Since 2007 when Israeli Falun Gong religious adherents lodged a complaint with the Sanhedrin over the torture, forced organ harvesting, and other crimes perpetrated by the Chinese communist regime on members of the Falun Gong, the rabbinical council has glided past various procedural hurdles at which so many courts before have succumbed—the concepts of jurisdictional immunity and diplomatic comity—to reach the merits of the case.

Specifically, the Sanhedrin stated that immunity binds states only and that this “Court is not an agent of the government of Israel; it is an independent voluntary body … a living body of Law and Morals.... [A]s said in Deuteronomy 1,17: ‘ye shall hear the small and the great alike; ye shall not be afraid of the face of any man; for the judgment is God's....’ Our tradition insists on Justice for all.”

Moreover, the council responded with deftness to the Chinese Embassy’s diplomatic request to quell the case because during World War II China had accepted Jewish refugees: “One must differentiate between a nation and the government of the nation. The Jewish people honor and respect the Chinese people for the aid they gave to the Jewish refugees from the Nazi regime … and indeed this attitude is the source of the willingness of the Court to examine the alleged suffering of a large segment of the Chinese people.”

The Sanhedrin noted “In cases involving persecution by governments, Justice cannot be achieved by adherence to normal rules of procedure and of evidence. Adherence to such rules would be ‘stopping one’s ears from hearing of blood, and shutting ones eyes from looking upon evil’ [per Isaiah 33,15].” Thus, the council accepted and digested a range of indirect evidence by the Chinese Embassy, former Ambassador to China, rights lawyer David Kilgour, and rights organization HRLF.

The result: a sparkling five-page decision issued on July 15, in which the council thoughtfully addresses the persecution of the Falun Gong from an international perspective, from the lens of those who experienced and remember the Holocaust.

Juxtaposing a distinguishing feature of both Nazi Germany and today’s China—namely, a once civil and rationale society becoming overrun by “a ruthless political party … careful to hide its criminal activities from [the] public eye”—the Sanhedrin reveal the eerily similar way both persecutions were and are being treated by the world. The council emphasized that “participation of many nations in the 1936 Olympic Games in Germany under Hitler was interpreted as consent to his regime.”

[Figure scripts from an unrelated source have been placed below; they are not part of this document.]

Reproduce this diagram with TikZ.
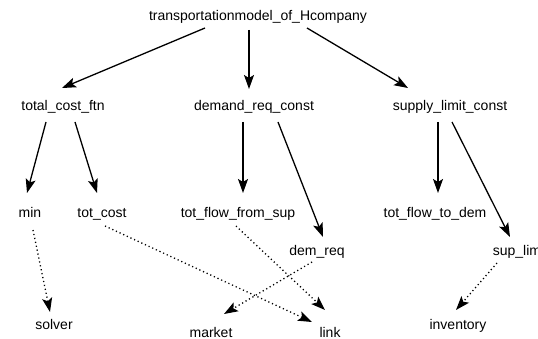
\documentclass[tikz,border=0pt]{standalone}
\usepackage{fontspec}
\setmainfont{Liberation Sans}
\usetikzlibrary{arrows.meta}
\tikzset{
  lbl/.style={anchor=base, inner sep=0pt, font=\fontsize{14}{16}\selectfont},
  solidarrow/.style={line width=1.3pt, -{Stealth[length=14pt,width=10pt,inset=3pt]}},
  dotarrow/.style={line width=1.3pt, dash pattern=on 1.2pt off 2.8pt, -{Stealth[length=14pt,width=10pt,inset=3pt]}},
}
\begin{document}
\begin{tikzpicture}[x=1pt,y=-1pt]
\useasboundingbox (0,0) rectangle (538,339);
\fill[white] (0,0) rectangle (538,339);
\node[lbl] (root) at (258,21) {transportationmodel\_of\_Hcompany};
\node[lbl] (tcf) at (63,111) {total\_cost\_ftn};
\node[lbl] (drc) at (254,111) {demand\_req\_const};
\node[lbl] (slc) at (450,111) {supply\_limit\_const};
\node[lbl] (min) at (30,218) {min};
\node[lbl] (totcost) at (102,218) {tot\_cost};
\node[lbl] (tffs) at (238,218) {tot\_flow\_from\_sup};
\node[lbl] (demreq) at (317,255) {dem\_req};
\node[lbl] (tftd) at (435,218) {tot\_flow\_to\_dem};
\node[lbl] (suplim) at (517,255) {sup\_lim};
\node[lbl] (solver) at (54,329) {solver};
\node[lbl] (market) at (211,337) {market};
\node[lbl] (link) at (330,337) {link};
\node[lbl] (inventory) at (458,329) {inventory};

\draw[solidarrow] ([shift={(-53,7)}]root.base) -- ([shift={(-1,-23)}]tcf.base);
\draw[solidarrow] ([shift={(-9,9)}]root.base) -- ([shift={(-5,-22)}]drc.base);
\draw[solidarrow] ([shift={(49,7)}]root.base) -- ([shift={(-42,-23)}]slc.base);
\draw[solidarrow] ([shift={(-17,11)}]tcf.base) -- ([shift={(-3,-25)}]min.base);
\draw[solidarrow] ([shift={(12,11)}]tcf.base) -- ([shift={(-5,-25)}]totcost.base);
\draw[solidarrow] ([shift={(-11,11)}]drc.base) -- ([shift={(5,-25)}]tffs.base);
\draw[solidarrow] ([shift={(24,11)}]drc.base) -- ([shift={(6,-18)}]demreq.base);
\draw[solidarrow] ([shift={(-12,11)}]slc.base) -- ([shift={(3,-25)}]tftd.base);
\draw[solidarrow] ([shift={(2,11)}]slc.base) -- ([shift={(-7,-18)}]suplim.base);

\draw[dotarrow] ([shift={(3,12)}]min.base) -- ([shift={(-4,-17)}]solver.base);
\draw[dotarrow] ([shift={(3,8)}]totcost.base) -- ([shift={(-18,-15)}]link.base);
\draw[dotarrow] ([shift={(-2,8)}]tffs.base) -- ([shift={(-5,-27)}]link.base);
\draw[dotarrow] ([shift={(-5,7)}]demreq.base) -- ([shift={(13,-23)}]market.base);
\draw[dotarrow] ([shift={(-20,8)}]suplim.base) -- ([shift={(-2,-19)}]inventory.base);
\end{tikzpicture}
\end{document}
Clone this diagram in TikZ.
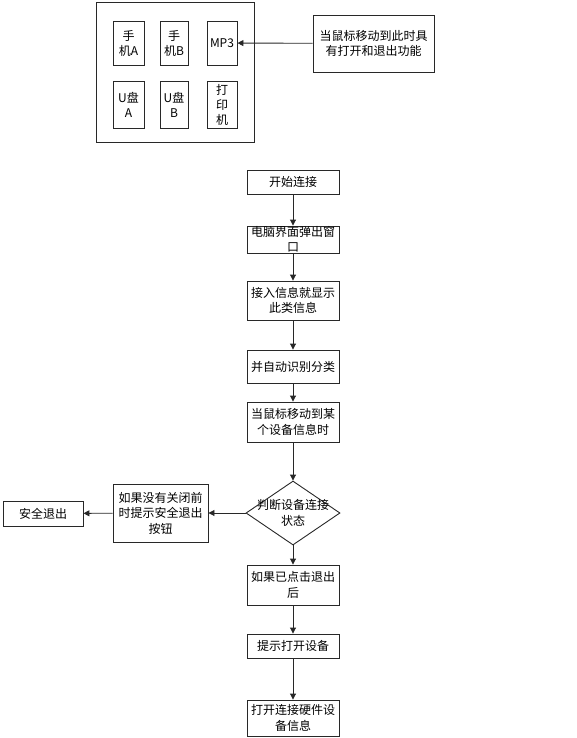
\documentclass[tikz,border=0pt]{standalone}
\usepackage{fontspec}
\usetikzlibrary{arrows.meta,positioning,shapes.geometric}
\newfontfamily\cjk{Noto Sans CJK SC}
\definecolor{lnc}{RGB}{40,40,40}
\tikzset{
  pan/.style={draw=lnc, line width=0.9pt, minimum width=158pt, minimum height=140pt, inner sep=0pt},
  dev/.style={draw=lnc, line width=0.9pt, minimum height=44pt, inner sep=0pt, align=center,
              font=\cjk\fontsize{12}{15}\selectfont},
  blk/.style={draw=lnc, line width=0.9pt, minimum width=92pt, inner sep=0pt, align=center,
              font=\cjk\fontsize{12}{15.5}\selectfont},
  dia/.style={diamond, draw=lnc, line width=0.9pt, minimum width=94pt, minimum height=64pt, inner sep=0pt},
  dtxt/.style={align=center, inner sep=0pt, font=\cjk\fontsize{12}{15.5}\selectfont},
  flowarr/.style={-{Triangle[length=6pt,width=6pt]}, lnc, line width=0.9pt},
}

\begin{document}
\begin{tikzpicture}[x=1pt, y=-1pt]
    \useasboundingbox (0,0) rectangle (576,738);
    % device panel
    \node[pan] (panel) at (175,72) {};
    \node[dev, minimum width=31pt] (phoneA) at (128.5,43) {手\\机A};
    \node[dev, minimum width=28pt] (phoneB) at (174,43) {手\\机B};
    \node[dev, minimum width=30pt] (mp3) at (222,43) {MP3};
    \node[dev, minimum width=31pt, minimum height=47pt] (udiskA) at (128.5,104.5) {U盘\\A};
    \node[dev, minimum width=28pt, minimum height=47pt] (udiskB) at (174,104.5) {U盘\\B};
    \node[dev, minimum width=30pt, minimum height=47pt] (printer) at (222,104.5) {打\\印\\机};
    \node[blk, minimum width=121pt, minimum height=57pt] (hint) at (373.5,43.5) {当鼠标移动到此时具\\有打开和退出功能};
    \draw[flowarr] (hint) -- (mp3);
    % flow
    \node[blk, minimum height=24pt] (start) at (293,182) {开始连接};
    \node[blk, minimum height=27pt] (popup) at (293,239.5) {电脑界面弹出窗\\口};
    \node[blk, minimum height=39pt] (access) at (293,300.5) {接入信息就显示\\此类信息};
    \node[blk, minimum height=33pt] (classify) at (293,366.5) {并自动识别分类};
    \node[blk, minimum height=40pt] (hover) at (293,422) {当鼠标移动到某\\个设备信息时};
    \node[dia] (judge) at (293,513) {};
    \node[dtxt] (judgetxt) at (judge) {判断设备连接\\状态};
    \node[blk, minimum width=95pt, minimum height=58pt] (exitbtn) at (160.5,513) {如果没有关闭前\\时提示安全退出\\按钮};
    \node[blk, minimum width=80pt, minimum height=25pt] (safeexit) at (43,513.5) {安全退出};
    \node[blk, minimum height=40pt] (clicked) at (293,585) {如果已点击退出\\后};
    \node[blk, minimum height=24pt] (openhint) at (293,646) {提示打开设备};
    \node[blk, minimum height=36pt] (hwinfo) at (293,718) {打开连接硬件设\\备信息};
    \draw[flowarr] (start) -- (popup);
    \draw[flowarr] (popup) -- (access);
    \draw[flowarr] (access) -- (classify);
    \draw[flowarr] (classify) -- (hover);
    \draw[flowarr] (hover) -- (judge);
    \draw[flowarr] (judge) -- (exitbtn);
    \draw[flowarr] (exitbtn) -- (safeexit);
    \draw[flowarr] (judge) -- (clicked);
    \draw[flowarr] (clicked) -- (openhint);
    \draw[flowarr] (openhint) -- (hwinfo);
\end{tikzpicture}
\end{document}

As such, the Sanhedrin concludes: “if the human rights issues are not settled before the opening of the [2008 Beijing] Olympics, participation in these Games may be understood to indicate indifference to human rights violations in China, and support for suppression … [and] we consider participation in them by athletes and by spectators and political leaders to be an indirect danger to world peace.” While many nations and institutions have stayed silent as to the persecution of Falun Gong in China, the Sanhedrin has gotten it right. It’s time for the world to respond.